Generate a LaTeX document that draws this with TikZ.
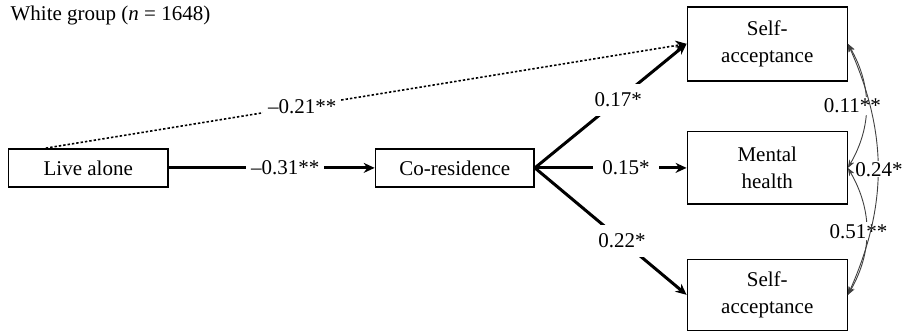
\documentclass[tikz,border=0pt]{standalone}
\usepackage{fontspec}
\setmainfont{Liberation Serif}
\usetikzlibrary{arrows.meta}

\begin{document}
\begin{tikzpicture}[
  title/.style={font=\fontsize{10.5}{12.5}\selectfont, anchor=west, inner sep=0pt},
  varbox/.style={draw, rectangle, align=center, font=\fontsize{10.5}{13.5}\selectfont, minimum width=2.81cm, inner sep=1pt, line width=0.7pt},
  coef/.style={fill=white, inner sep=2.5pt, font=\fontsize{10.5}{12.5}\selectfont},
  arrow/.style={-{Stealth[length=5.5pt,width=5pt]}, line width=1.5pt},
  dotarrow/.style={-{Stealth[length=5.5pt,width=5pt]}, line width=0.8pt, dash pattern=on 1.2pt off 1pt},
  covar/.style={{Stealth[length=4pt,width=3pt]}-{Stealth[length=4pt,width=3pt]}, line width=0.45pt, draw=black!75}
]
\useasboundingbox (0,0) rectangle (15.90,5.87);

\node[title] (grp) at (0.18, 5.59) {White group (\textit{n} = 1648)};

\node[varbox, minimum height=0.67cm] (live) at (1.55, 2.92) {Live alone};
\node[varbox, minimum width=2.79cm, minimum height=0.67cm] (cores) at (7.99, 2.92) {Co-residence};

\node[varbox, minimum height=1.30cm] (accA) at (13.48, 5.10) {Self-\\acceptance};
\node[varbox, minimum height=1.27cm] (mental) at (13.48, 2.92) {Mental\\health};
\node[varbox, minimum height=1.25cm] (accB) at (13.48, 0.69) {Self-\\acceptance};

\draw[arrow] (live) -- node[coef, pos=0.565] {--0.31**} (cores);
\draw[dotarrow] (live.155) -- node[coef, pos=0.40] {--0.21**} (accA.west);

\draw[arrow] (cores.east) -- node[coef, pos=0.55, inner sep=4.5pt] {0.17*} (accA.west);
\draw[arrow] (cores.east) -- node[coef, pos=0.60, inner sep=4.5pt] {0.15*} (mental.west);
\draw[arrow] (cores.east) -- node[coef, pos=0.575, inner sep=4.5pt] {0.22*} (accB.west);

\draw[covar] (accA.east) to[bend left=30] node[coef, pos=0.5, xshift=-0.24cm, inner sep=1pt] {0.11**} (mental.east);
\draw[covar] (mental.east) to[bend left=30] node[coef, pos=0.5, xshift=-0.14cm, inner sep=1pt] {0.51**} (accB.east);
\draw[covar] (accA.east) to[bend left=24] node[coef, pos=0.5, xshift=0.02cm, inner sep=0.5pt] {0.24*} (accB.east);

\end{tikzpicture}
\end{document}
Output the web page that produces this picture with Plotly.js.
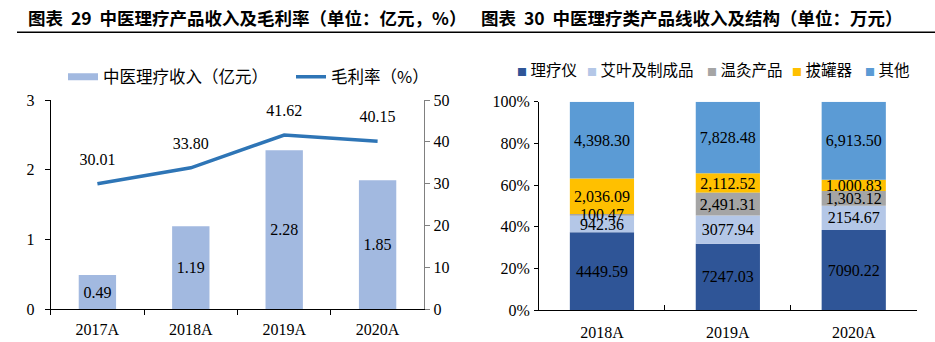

-=-=-

Show every line that contains the word "with".

- _Solution to this problem_:
Generate a LaTeX document that draws this with TikZ.
Output the web page that produces this picture with Plotly.js.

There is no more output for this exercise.